Pradaxa Wrongful Death Lawsuit Filed on Behalf of Tennessee Woman who Suffered Gastrointestinal BleedingMar 7, 2012 | Parker Waichman LLP
What may be the first wrongful death lawsuit involving Pradaxa bleeding side effects has been filed by the family of a woman in Tennessee. The lawsuit alleges that the deceased plaintiff suffered a fatal gastrointestinal bleed due to her use of Pradaxa.
In the U.S., Pradaxa was approved for use to prevent strokes and blood clots in people with atrial fibrillation in October 2010, but has been available overseas since 2008. In recent months, however, as the number of people using Pradaxa has increased so to have concerns about its possible bleeding side effects. Like most blood thinners, Pradaxa carries a risk of bleeding. However, while warfarin, the blood thinner was meant to replace, there is no antidote to Pradaxa bleeding.
In December, the U.S. Food & Drug Administration (FDA) said it was evaluating post-marketing reports of serious bleeding events in patients taking Pradaxa, but did not indicate how many such reports it had received. However, the month prior the drug's maker had acknowledged receiving 260 reports of fatal bleeding among Pradaxa patients worldwide, including 12 reported in the U.S.
According to her family's lawsuit, Nancy Brummett was hospitalized with a gastrointestinal bleed after having been prescribed Pradaxa in January 2011. At the time, she had been taking Pradaxa for about two months. She was released from the hospital, but subsequently died, less than three months after she began using Pradaxa.
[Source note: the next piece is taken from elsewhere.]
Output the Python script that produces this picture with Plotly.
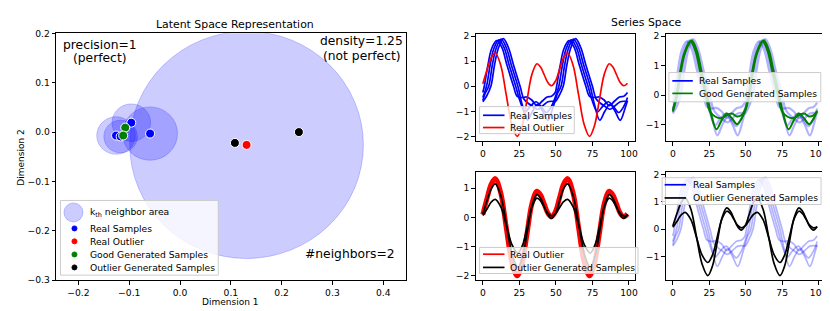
import plotly.graph_objects as go

# ---------------- Latent space data ----------------
real_x = [-0.126, -0.117, -0.096, -0.059]
real_y = [-0.007, -0.009, 0.019, -0.003]
real_r = [0.038, 0.033, 0.038, 0.054]
outlier_x = [0.131]
outlier_y = [-0.026]
outlier_r = [0.230]
good_x = [-0.108, -0.112]
good_y = [0.009, -0.007]
bad_x = [0.108, 0.234]
bad_y = [-0.022, 0.000]

# ---------------- Series space data ----------------
real1_t = [0, 1, 3.5, 6, 9.5, 13, 16.5, 21, 23.5, 27, 30, 33.5, 37, 40.5, 44, 47, 49.5, 50.5, 53, 55.5, 59, 62.5, 66, 70.5, 73, 76.5, 79.5, 83, 86.5, 90, 93.5, 96.5, 99]
real1_v = [-0.25, 0.0, 0.85, 1.5, 1.82, 1.55, 0.85, 0.0, -0.4, -0.45, -0.43, -0.55, -0.78, -0.6, -0.43, -0.4, -0.25, 0.0, 0.85, 1.5, 1.82, 1.55, 0.85, 0.0, -0.4, -0.45, -0.43, -0.55, -0.78, -0.6, -0.43, -0.4, -0.25]
real2_t = [0, 2.5, 5, 7.5, 11, 14.5, 18, 22.5, 25.5, 29, 32.5, 36.5, 40, 43.5, 47, 49.5, 52, 54.5, 57, 60.5, 64, 67.5, 72, 75, 78.5, 82, 86, 89.5, 93, 96.5, 99]
real2_v = [-0.45, 0.0, 0.85, 1.5, 1.85, 1.55, 0.85, 0.0, -0.6, -1.02, -0.8, -0.62, -0.82, -1.05, -0.8, -0.45, 0.0, 0.85, 1.5, 1.85, 1.55, 0.85, 0.0, -0.6, -1.02, -0.8, -0.62, -0.82, -1.05, -0.8, -0.45]
real3_t = [0, 1.5, 4, 6.5, 9, 12.5, 16, 19.5, 24, 27, 30.5, 34, 37.5, 41, 44.5, 48, 49.5, 51, 53.5, 56, 58.5, 62, 65.5, 69, 73.5, 76.5, 80, 83.5, 87, 90.5, 94, 97.5, 99]
real3_v = [-0.57, -0.3, 0.0, 0.85, 1.5, 1.88, 1.55, 0.85, 0.0, -0.75, -1.36, -1.0, -0.72, -1.0, -1.36, -0.85, -0.57, -0.3, 0.0, 0.85, 1.5, 1.88, 1.55, 0.85, 0.0, -0.75, -1.36, -1.0, -0.72, -1.0, -1.36, -0.85, -0.57]
real4_t = [0, 2.5, 5.5, 8, 10.5, 14, 17.5, 21, 25.5, 28, 31, 34, 37.5, 41, 44.5, 47.5, 49.5, 52, 55, 57.5, 60, 63.5, 67, 70.5, 75, 77.5, 80.5, 83.5, 87, 90.5, 94, 97, 99]
real4_v = [-0.62, -0.4, 0.0, 0.85, 1.5, 1.9, 1.55, 0.85, 0.0, -0.5, -0.68, -0.8, -0.92, -0.78, -0.62, -0.6, -0.62, -0.4, 0.0, 0.85, 1.5, 1.9, 1.55, 0.85, 0.0, -0.5, -0.68, -0.8, -0.92, -0.78, -0.62, -0.6, -0.62]

outlier_t = [0, 3, 5.75, 8.5, 12.25, 16, 19.75, 23.5, 26.9, 30.25, 33.6, 37, 39.5, 42, 44.5, 47, 49.75, 52.5, 55.25, 58, 61.75, 65.5, 69.25, 73, 76.4, 79.75, 83.1, 86.5, 89, 91.5, 94, 96.5, 99]
outlier_v = [0.1, 0.68, 1.14, 1.33, 0.84, -0.335, -1.51, -2.0, -1.575, -0.55, 0.475, 0.9, 0.77, 0.46, 0.15, 0.02, 0.21, 0.675, 1.14, 1.33, 0.84, -0.335, -1.51, -2.0, -1.575, -0.55, 0.475, 0.9, 0.77, 0.46, 0.15, 0.02, 0.12]

good1_t = [0, 3, 5.5, 8.5, 13, 16.5, 19.5, 23.5, 26.5, 30, 33.5, 37, 40.5, 44, 47, 49.5, 52.5, 55, 58, 62.5, 66, 69, 73, 76, 79.5, 83, 86.5, 90, 93.5, 96.5, 99]
good1_v = [-0.55, 0.0, 0.8, 1.45, 1.85, 1.5, 0.85, 0.0, -0.7, -1.15, -0.85, -0.62, -0.78, -0.98, -0.8, -0.55, 0.0, 0.8, 1.45, 1.85, 1.5, 0.85, 0.0, -0.7, -1.15, -0.85, -0.62, -0.78, -0.98, -0.8, -0.52]
good2_t = [0, 2.5, 5, 8, 12, 15.5, 18.5, 22.5, 25.5, 29, 33, 37, 40.5, 44, 47, 49.5, 52, 54.5, 57.5, 61.5, 65, 68, 72, 75, 78.5, 82.5, 86.5, 90, 93.5, 96.5, 99]
good2_v = [-0.5, 0.0, 0.8, 1.45, 1.82, 1.5, 0.85, 0.0, -0.55, -0.72, -0.78, -0.68, -0.62, -0.72, -0.68, -0.5, 0.0, 0.8, 1.45, 1.82, 1.5, 0.85, 0.0, -0.55, -0.72, -0.78, -0.68, -0.62, -0.72, -0.68, -0.55]

bad_t = [0, 3, 5.75, 8.5, 12.4, 16.25, 20.1, 24, 27.25, 30.5, 33.75, 37, 39.5, 42, 44.5, 47, 49.75, 52.5, 55.25, 58, 61.9, 65.75, 69.6, 73.5, 76.75, 80, 83.25, 86.5, 89, 91.5, 94, 96.5, 99]
bad1_v = [0.12, 0.6, 0.98, 1.15, 0.73, -0.275, -1.28, -1.7, -1.34, -0.46, 0.42, 0.78, 0.66, 0.375, 0.09, -0.03, 0.14, 0.56, 0.98, 1.15, 0.73, -0.275, -1.28, -1.7, -1.34, -0.46, 0.42, 0.78, 0.66, 0.375, 0.09, -0.03, 0.1]
bad2_v = [0.07, 0.3, 0.53, 0.62, 0.35, -0.3, -0.95, -1.22, -0.94, -0.28, 0.38, 0.66, 0.57, 0.355, 0.14, 0.05, 0.13, 0.335, 0.54, 0.62, 0.35, -0.3, -0.95, -1.22, -0.94, -0.28, 0.38, 0.66, 0.57, 0.355, 0.14, 0.05, 0.08]

real_t_list = [real1_t, real2_t, real3_t, real4_t]
real_v_list = [real1_v, real2_v, real3_v, real4_v]

# ---------------- Styling ----------------
FONT = "DejaVu Sans"
BLUE = "#0000ff"
RED = "#ff0000"
GREEN = "#008000"
BLACK = "#000000"
FAINT = "rgba(0,0,255,0.3)"
AREA = "rgba(0,0,255,0.2)"
LW = 1.7
W, H = 830, 311

fig = go.Figure()

# neighbour circles (k-th neighbour radius around every real sample)
for cx, cy, r in zip(real_x + outlier_x, real_y + outlier_y, real_r + outlier_r):
    fig.add_shape(type="circle", xref="x", yref="y", x0=cx - r, x1=cx + r, y0=cy - r, y1=cy + r,
                  fillcolor=AREA, line=dict(color=AREA, width=1), layer="below")

def pts(xs, ys, color, name):
    fig.add_trace(go.Scatter(x=xs, y=ys, mode="markers", name=name, xaxis="x", yaxis="y",
                             marker=dict(size=9, color=color, line=dict(color="white", width=1))))

pts(real_x, real_y, BLUE, "Real Samples")
pts(outlier_x, outlier_y, RED, "Real Outlier")
pts(good_x, good_y, GREEN, "Good Generated Samples")
pts(bad_x, bad_y, BLACK, "Outlier Generated Samples")

def line(t, v, color, width, ax, name):
    fig.add_trace(go.Scatter(x=t, y=v, mode="lines", name=name, xaxis="x" + ax, yaxis="y" + ax,
                             line=dict(color=color, width=width, shape="spline", smoothing=1.0)))

# TL: real samples + outlier
for t, v in zip(real_t_list, real_v_list):
    line(t, v, BLUE, LW, "2", "Real Samples")
line(outlier_t, outlier_v, RED, LW, "2", "Real Outlier")
# TR: real (faint) + good generated
for t, v in zip(real_t_list, real_v_list):
    line(t, v, FAINT, 2.2, "3", "Real Samples")
line(good1_t, good1_v, GREEN, 2.0, "3", "Good Generated Samples")
line(good2_t, good2_v, GREEN, 2.0, "3", "Good Generated Samples")
# BL: outlier (thick) + outlier generated
line(outlier_t, outlier_v, RED, 5, "4", "Real Outlier")
line(bad_t, bad1_v, BLACK, LW, "4", "Outlier Generated Samples")
line(bad_t, bad2_v, BLACK, LW, "4", "Outlier Generated Samples")
# BR: real (faint) + outlier generated
for t, v in zip(real_t_list, real_v_list):
    line(t, v, FAINT, LW, "5", "Real Samples")
line(bad_t, bad1_v, BLACK, LW, "5", "Outlier Generated Samples")
line(bad_t, bad2_v, BLACK, LW, "5", "Outlier Generated Samples")

def axis(domain, rng, tickvals, anchor, fmt=None):
    d = dict(domain=domain, range=rng, tickvals=tickvals, anchor=anchor,
             showline=True, mirror=True, linecolor="black", linewidth=1,
             ticks="outside", ticklen=3.5, tickwidth=1, tickcolor="black",
             showgrid=False, zeroline=False, fixedrange=True,
             tickfont=dict(family=FONT, size=9.2, color="black"))
    if fmt:
        d["tickformat"] = fmt
    return d

xTL = [469.3 / W, 629 / W]
xTR = [660 / W, 819.3 / W]
yTop = [(H - 131.7) / H, (H - 20.7) / H]
yBot = [35 / H, (H - 164.3) / H]
xt = [0, 25, 50, 75, 100]
xr = [-4.95, 103.95]

fig.update_layout(
    width=W, height=H, margin=dict(l=0, r=0, t=0, b=0),
    paper_bgcolor="white", plot_bgcolor="white", showlegend=False,
    font=dict(family=FONT, color="black"),
    xaxis=axis([48.3 / W, 399 / W], [-0.244, 0.444], [-0.2, -0.1, 0.0, 0.1, 0.2, 0.3, 0.4], "y", ".1f"),
    yaxis=axis([35 / H, 291 / H], [-0.3, 0.2], [-0.3, -0.2, -0.1, 0.0, 0.1, 0.2], "x", ".1f"),
    xaxis2=axis(xTL, xr, xt, "y2"),
    yaxis2=axis(yTop, [-2.19, 2.09], [-2, -1, 0, 1, 2], "x2"),
    xaxis3=axis(xTR, xr, xt, "y3"),
    yaxis3=axis(yTop, [-1.55, 2.07], [-1, 0, 1, 2], "x3"),
    xaxis4=axis(xTL, xr, xt, "y4"),
    yaxis4=axis(yBot, [-2.15, 1.54], [-2, -1, 0, 1], "x4"),
    xaxis5=axis(xTR, xr, xt, "y5"),
    yaxis5=axis(yBot, [-1.87, 2.08], [-1, 0, 1, 2], "x5"),
)

def px(x):
    return x / W

def py(y):
    return 1 - y / H

def txt(s, x, y, size, angle=0, anchor="center"):
    fig.add_annotation(text=s, x=px(x), y=py(y), xref="paper", yref="paper",
                       xanchor=anchor, yanchor="middle", showarrow=False, textangle=angle,
                       font=dict(family=FONT, size=size, color="black"))

# ---------------- legend boxes (drawn as matplotlib-style legends) ----------------
def legend_box(x0, y0, x1, y1):
    fig.add_shape(type="rect", xref="paper", yref="paper", x0=px(x0), x1=px(x1), y0=py(y1), y1=py(y0),
                  fillcolor="rgba(255,255,255,0.8)", line=dict(color="#cccccc", width=1), layer="above")

def legend_line(x0, x1, y, color, text, tx):
    fig.add_shape(type="line", xref="paper", yref="paper", x0=px(x0), x1=px(x1), y0=py(y), y1=py(y),
                  line=dict(color=color, width=LW), layer="above")
    txt(text, tx, y, 9.2, anchor="left")

def legend_dot(cx, cy, d, color, text, tx):
    fig.add_shape(type="circle", xref="paper", yref="paper", xsizemode="pixel", ysizemode="pixel",
                  xanchor=px(cx), yanchor=py(cy), x0=-d / 2, x1=d / 2, y0=-d / 2, y1=d / 2,
                  fillcolor=color, line=dict(color=color, width=1), layer="above")
    txt(text, tx, cy, 9.2, anchor="left")

# left legend
legend_box(52.7, 193.3, 211, 270.7)
legend_dot(65.7, 205.7, 19, AREA, "k<sub>th</sub> neighbor area", 80.5)
legend_dot(66.7, 222.3, 5, BLUE, "Real Samples", 80.5)
legend_dot(66.7, 235.7, 5, RED, "Real Outlier", 80.5)
legend_dot(66.7, 249.3, 5, GREEN, "Good Generated Samples", 80.5)
legend_dot(66.7, 262.7, 5, BLACK, "Outlier Generated Samples", 80.5)

# TL legend
legend_box(473.3, 96, 568.3, 124)
legend_line(476.7, 498.3, 105, BLUE, "Real Samples", 502)
legend_line(476.7, 498.3, 117.7, RED, "Real Outlier", 502)
# TR legend
legend_box(663.3, 60.7, 815.7, 91)
legend_line(666.7, 687.3, 69.3, BLUE, "Real Samples", 692)
legend_line(666.7, 687.3, 82.3, GREEN, "Good Generated Samples", 692)
# BL legend
legend_box(473.3, 242, 632.3, 269)
legend_line(476.7, 498.3, 249, RED, "Real Outlier", 502)
legend_line(476.7, 498.3, 262.7, BLACK, "Outlier Generated Samples", 502)
# BR legend
legend_box(656.5, 169.7, 816, 197.5)
legend_line(659, 680.5, 177, BLUE, "Real Samples", 685)
legend_line(659, 680.5, 190.7, BLACK, "Outlier Generated Samples", 685)

# ---------------- titles and notes ----------------
txt("Latent Space Representation", 228, 11, 10.9)
txt("Series Space", 640, 9, 10.9)
txt("precision=1", 92.3, 32.3, 12.3)
txt("(perfect)", 92.3, 46, 12.3)
txt("density=1.25", 355, 28.3, 12.3)
txt("(not perfect)", 355, 43.3, 12.3)
txt("#neighbors=2", 343.3, 249.3, 12.3)
txt("Dimension 1", 223, 299, 9)
txt("Dimension 2", 13, 149, 9, -90)

fig.write_html("out.html")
Her family's lawsuit alleges that Pradaxa's maker, Boehringer Ingelheim, created a defective product that is no safer than older blood thinners, and lacks an antidote for reversing bleeding side effects. The lawsuit argues that important information about the lack of an antidote was buried in small print in a medication guide under the heading of “overdose.” The complaint also alleges that Boehringer failed provide any guidance on how to deal with bleeding events when they arise, the lawsuit claims. Finally, the lawsuit faults the 150 mg standard dosing for Pradaxa, pointing out that warfarin is dosed specifically for individual patients.